::: MATERIAL

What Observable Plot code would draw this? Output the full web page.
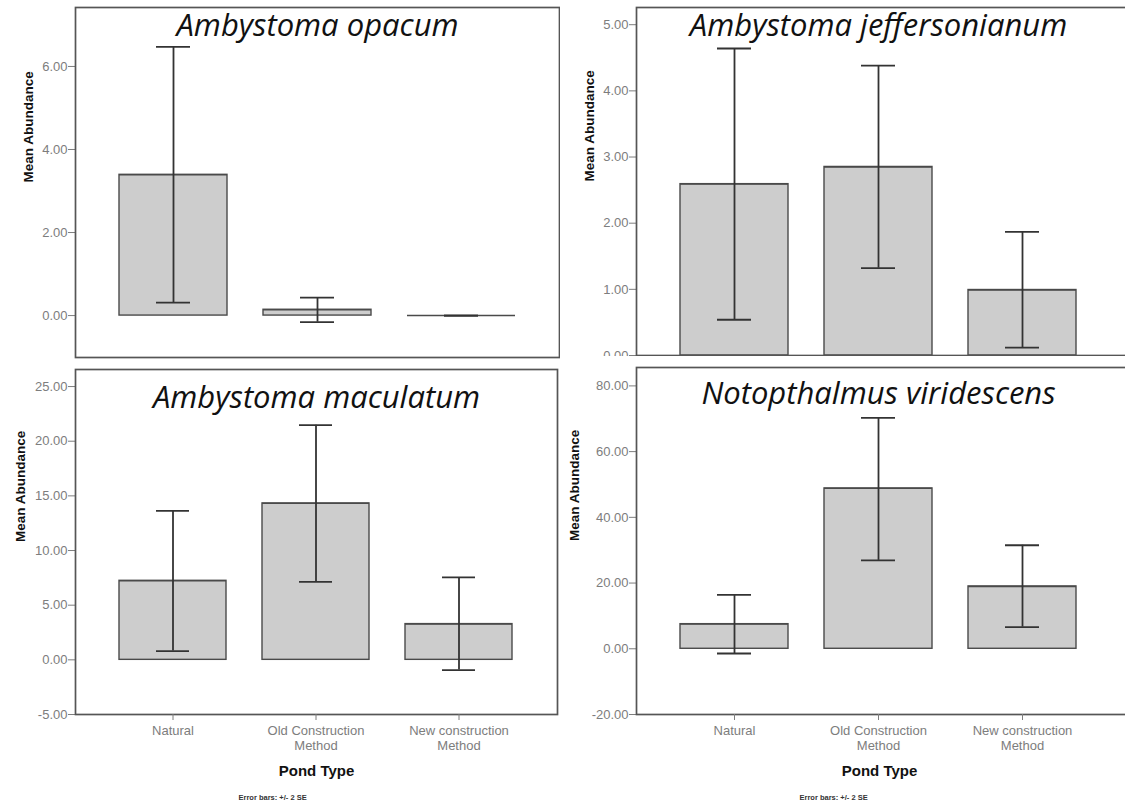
<!DOCTYPE html>
<html>
<head>
<meta charset="utf-8">
<script src="https://cdn.jsdelivr.net/npm/d3@7"></script>
<script src="https://cdn.jsdelivr.net/npm/@observablehq/plot@0.6"></script>
<style>
  html, body { margin: 0; padding: 0; background: #fff; overflow: hidden; }
  #root { position: relative; width: 1125px; height: 807px; overflow: hidden; background: #fff; }
  .panel { position: absolute; overflow: hidden; }
  .panel svg { max-width: none !important; }
</style>
</head>
<body>
<div id="root"></div>
<script>
// ---- data ----
const pondTypes = ["Natural", "Old Construction Method", "New construction Method"];
const xTickLabels = ["Natural", "Old Construction\nMethod", "New construction\nMethod"];

const opacumMean  = [3.39, 0.14, 0.00];
const opacumLow   = [0.31, -0.16, 0.00];
const opacumHigh  = [6.47, 0.43, 0.00];

const jeffMean    = [2.59, 2.85, 0.99];
const jeffLow     = [0.54, 1.32, 0.12];
const jeffHigh    = [4.64, 4.38, 1.87];

const macMean     = [7.23, 14.31, 3.27];
const macLow      = [0.80, 7.14, -0.94];
const macHigh     = [13.63, 21.47, 7.54];

const viriMean    = [7.49, 48.8, 18.97];
const viriLow     = [-1.43, 26.9, 6.58];
const viriHigh    = [16.4, 70.3, 31.5];

const titles = ["Ambystoma opacum", "Ambystoma jeffersonianum", "Ambystoma maculatum", "Notopthalmus viridescens"];
const ticks1 = [0, 2, 4, 6];
const ticks2 = [0, 1, 2, 3, 4, 5];
const ticks3 = [-5, 0, 5, 10, 15, 20, 25];
const ticks4 = [-20, 0, 20, 40, 60, 80];
const yLabel = "Mean Abundance";
const xLabel = "Pond Type";
const caption = "Error bars: +/- 2 SE";

function rows(mean, low, high) {
  return pondTypes.map((p, i) => ({pond: p, mean: mean[i], low: low[i], high: high[i]}));
}

function panel(cfg) {
  const data = rows(cfg.mean, cfg.low, cfg.high);
  const marks = [
    Plot.barY(data, {x: "pond", y: "mean", fill: "#cdcdcd", stroke: "#4a4a4a", strokeWidth: 1.4}),
    Plot.tickY(data, {x: "pond", y: "mean", stroke: "#4a4a4a", strokeWidth: 1.4}),
    Plot.ruleX(data, {x: "pond", y1: "low", y2: "high", stroke: "#333", strokeWidth: 1.8}),
    Plot.tickY(data, {x: "pond", y: "low", stroke: "#333", strokeWidth: 1.8, insetLeft: 37, insetRight: 37}),
    Plot.tickY(data, {x: "pond", y: "high", stroke: "#333", strokeWidth: 1.8, insetLeft: 37, insetRight: 37}),
    Plot.axisY({ticks: cfg.yticks, tickFormat: d => d.toFixed(2), tickSize: 7, tickPadding: 1,
                color: "#7d7d7d", fontSize: 13, label: null}),
    Plot.frame({stroke: "#555", strokeWidth: 1.7}),
    Plot.text([cfg.title], {frameAnchor: "top", dy: cfg.titleDy, dx: cfg.titleDx || 0, lineAnchor: "bottom",
               fontSize: 31, fontStyle: "italic", fontFamily: "Open Sans", fill: "#111"}),
    Plot.text([yLabel], {frameAnchor: "left", dx: -cfg.ylabOffset, rotate: -90, fontWeight: "bold",
               fontSize: 13.5, fill: "#111"})
  ];
  if (cfg.bottom) {
    marks.push(
      Plot.axisX({tickSize: 6, tickPadding: 3, color: "#7d7d7d", fontSize: 13, label: null,
                  tickFormat: d => xTickLabels[pondTypes.indexOf(d)], lineHeight: 1.2}),
      Plot.text([xLabel], {frameAnchor: "bottom", dy: 57, dx: cfg.xlabDx || 0, lineAnchor: "middle",
                 fontWeight: "bold", fontSize: 15, fill: "#111"}),
      Plot.text([caption], {frameAnchor: "bottom-left", dx: 163, dy: 83, textAnchor: "start", lineAnchor: "middle",
                 fontWeight: "bold", fontSize: 7.5, fill: "#333"})
    );
  } else {
    marks.push(Plot.axisX({ticks: [], label: null, tickSize: 0}));
  }
  const xOpts = {type: "band", domain: pondTypes, paddingInner: 0.25, paddingOuter: 0.3};
  if (cfg.xrange) xOpts.range = cfg.xrange;
  const chart = Plot.plot({
    width: cfg.width, height: cfg.height,
    marginLeft: cfg.ml, marginRight: cfg.mr, marginTop: cfg.mt, marginBottom: cfg.mb,
    style: {fontFamily: "'Liberation Sans', Arial, sans-serif", background: "transparent", maxWidth: "none"},
    x: xOpts,
    y: {domain: cfg.ydomain},
    marks
  });
  chart.style.maxWidth = "none";
  chart.style.width = cfg.width + "px";
  const div = document.createElement("div");
  div.className = "panel";
  div.style.left = cfg.left + "px";
  div.style.top = cfg.top + "px";
  div.style.width = cfg.clipW + "px";
  div.style.height = cfg.clipH + "px";
  div.appendChild(chart);
  document.getElementById("root").appendChild(div);
}

panel({left: 0, top: 0, clipW: 560, clipH: 360, width: 560, height: 360,
       ml: 75, mr: 1, mt: 7, mb: 3, ydomain: [-1.01, 7.42], yticks: ticks1,
       mean: opacumMean, low: opacumLow, high: opacumHigh, title: titles[0], titleDy: 28, ylabOffset: 47});

panel({left: 560, top: 0, clipW: 565, clipH: 356, width: 580, height: 380,
       ml: 76, mr: 10, mt: 7, mb: 25, ydomain: [0, 5.26], yticks: ticks2, xrange: [76, 560],
       mean: jeffMean, low: jeffLow, high: jeffHigh, title: titles[1], titleDy: 28, titleDx: -5, ylabOffset: 47});

panel({left: 0, top: 360, clipW: 560, clipH: 447, width: 560, height: 447,
       ml: 75, mr: 3, mt: 9, mb: 93, ydomain: [-5, 26.56], yticks: ticks3, bottom: true,
       mean: macMean, low: macLow, high: macHigh, title: titles[2], titleDy: 38, ylabOffset: 55});

panel({left: 560, top: 360, clipW: 565, clipH: 447, width: 580, height: 447,
       ml: 76, mr: 10, mt: 7, mb: 93, ydomain: [-20, 85.6], yticks: ticks4, bottom: true, xrange: [76, 560],
       mean: viriMean, low: viriLow, high: viriHigh, title: titles[3], titleDy: 36, titleDx: -5, xlabDx: -4, ylabOffset: 62});
</script>
</body>
</html>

::::::

▶ **PROBLEM TO SOLVE**: Each line of the material must be retyped exactly, except that images are omitted.

▶ **TASK RESULT**:
What Observable Plot code would draw this? Output the full web page.
<!DOCTYPE html>
<html>
<head>
<meta charset="utf-8">
<script src="https://cdn.jsdelivr.net/npm/d3@7"></script>
<script src="https://cdn.jsdelivr.net/npm/@observablehq/plot@0.6"></script>
<style>
  html, body { margin: 0; padding: 0; background: #fff; overflow: hidden; }
  #root { position: relative; width: 1125px; height: 807px; overflow: hidden; background: #fff; }
  .panel { position: absolute; overflow: hidden; }
  .panel svg { max-width: none !important; }
</style>
</head>
<body>
<div id="root"></div>
<script>
// ---- data ----
const pondTypes = ["Natural", "Old Construction Method", "New construction Method"];
const xTickLabels = ["Natural", "Old Construction\nMethod", "New construction\nMethod"];

const opacumMean  = [3.39, 0.14, 0.00];
const opacumLow   = [0.31, -0.16, 0.00];
const opacumHigh  = [6.47, 0.43, 0.00];

const jeffMean    = [2.59, 2.85, 0.99];
const jeffLow     = [0.54, 1.32, 0.12];
const jeffHigh    = [4.64, 4.38, 1.87];

const macMean     = [7.23, 14.31, 3.27];
const macLow      = [0.80, 7.14, -0.94];
const macHigh     = [13.63, 21.47, 7.54];

const viriMean    = [7.49, 48.8, 18.97];
const viriLow     = [-1.43, 26.9, 6.58];
const viriHigh    = [16.4, 70.3, 31.5];

const titles = ["Ambystoma opacum", "Ambystoma jeffersonianum", "Ambystoma maculatum", "Notopthalmus viridescens"];
const ticks1 = [0, 2, 4, 6];
const ticks2 = [0, 1, 2, 3, 4, 5];
const ticks3 = [-5, 0, 5, 10, 15, 20, 25];
const ticks4 = [-20, 0, 20, 40, 60, 80];
const yLabel = "Mean Abundance";
const xLabel = "Pond Type";
const caption = "Error bars: +/- 2 SE";

function rows(mean, low, high) {
  return pondTypes.map((p, i) => ({pond: p, mean: mean[i], low: low[i], high: high[i]}));
}

function panel(cfg) {
  const data = rows(cfg.mean, cfg.low, cfg.high);
  const marks = [
    Plot.barY(data, {x: "pond", y: "mean", fill: "#cdcdcd", stroke: "#4a4a4a", strokeWidth: 1.4}),
    Plot.tickY(data, {x: "pond", y: "mean", stroke: "#4a4a4a", strokeWidth: 1.4}),
    Plot.ruleX(data, {x: "pond", y1: "low", y2: "high", stroke: "#333", strokeWidth: 1.8}),
    Plot.tickY(data, {x: "pond", y: "low", stroke: "#333", strokeWidth: 1.8, insetLeft: 37, insetRight: 37}),
    Plot.tickY(data, {x: "pond", y: "high", stroke: "#333", strokeWidth: 1.8, insetLeft: 37, insetRight: 37}),
    Plot.axisY({ticks: cfg.yticks, tickFormat: d => d.toFixed(2), tickSize: 7, tickPadding: 1,
                color: "#7d7d7d", fontSize: 13, label: null}),
    Plot.frame({stroke: "#555", strokeWidth: 1.7}),
    Plot.text([cfg.title], {frameAnchor: "top", dy: cfg.titleDy, dx: cfg.titleDx || 0, lineAnchor: "bottom",
               fontSize: 31, fontStyle: "italic", fontFamily: "Open Sans", fill: "#111"}),
    Plot.text([yLabel], {frameAnchor: "left", dx: -cfg.ylabOffset, rotate: -90, fontWeight: "bold",
               fontSize: 13.5, fill: "#111"})
  ];
  if (cfg.bottom) {
    marks.push(
      Plot.axisX({tickSize: 6, tickPadding: 3, color: "#7d7d7d", fontSize: 13, label: null,
                  tickFormat: d => xTickLabels[pondTypes.indexOf(d)], lineHeight: 1.2}),
      Plot.text([xLabel], {frameAnchor: "bottom", dy: 57, dx: cfg.xlabDx || 0, lineAnchor: "middle",
                 fontWeight: "bold", fontSize: 15, fill: "#111"}),
      Plot.text([caption], {frameAnchor: "bottom-left", dx: 163, dy: 83, textAnchor: "start", lineAnchor: "middle",
                 fontWeight: "bold", fontSize: 7.5, fill: "#333"})
    );
  } else {
    marks.push(Plot.axisX({ticks: [], label: null, tickSize: 0}));
  }
  const xOpts = {type: "band", domain: pondTypes, paddingInner: 0.25, paddingOuter: 0.3};
  if (cfg.xrange) xOpts.range = cfg.xrange;
  const chart = Plot.plot({
    width: cfg.width, height: cfg.height,
    marginLeft: cfg.ml, marginRight: cfg.mr, marginTop: cfg.mt, marginBottom: cfg.mb,
    style: {fontFamily: "'Liberation Sans', Arial, sans-serif", background: "transparent", maxWidth: "none"},
    x: xOpts,
    y: {domain: cfg.ydomain},
    marks
  });
  chart.style.maxWidth = "none";
  chart.style.width = cfg.width + "px";
  const div = document.createElement("div");
  div.className = "panel";
  div.style.left = cfg.left + "px";
  div.style.top = cfg.top + "px";
  div.style.width = cfg.clipW + "px";
  div.style.height = cfg.clipH + "px";
  div.appendChild(chart);
  document.getElementById("root").appendChild(div);
}

panel({left: 0, top: 0, clipW: 560, clipH: 360, width: 560, height: 360,
       ml: 75, mr: 1, mt: 7, mb: 3, ydomain: [-1.01, 7.42], yticks: ticks1,
       mean: opacumMean, low: opacumLow, high: opacumHigh, title: titles[0], titleDy: 28, ylabOffset: 47});

panel({left: 560, top: 0, clipW: 565, clipH: 356, width: 580, height: 380,
       ml: 76, mr: 10, mt: 7, mb: 25, ydomain: [0, 5.26], yticks: ticks2, xrange: [76, 560],
       mean: jeffMean, low: jeffLow, high: jeffHigh, title: titles[1], titleDy: 28, titleDx: -5, ylabOffset: 47});

panel({left: 0, top: 360, clipW: 560, clipH: 447, width: 560, height: 447,
       ml: 75, mr: 3, mt: 9, mb: 93, ydomain: [-5, 26.56], yticks: ticks3, bottom: true,
       mean: macMean, low: macLow, high: macHigh, title: titles[2], titleDy: 38, ylabOffset: 55});

panel({left: 560, top: 360, clipW: 565, clipH: 447, width: 580, height: 447,
       ml: 76, mr: 10, mt: 7, mb: 93, ydomain: [-20, 85.6], yticks: ticks4, bottom: true, xrange: [76, 560],
       mean: viriMean, low: viriLow, high: viriHigh, title: titles[3], titleDy: 36, titleDx: -5, xlabDx: -4, ylabOffset: 62});
</script>
</body>
</html>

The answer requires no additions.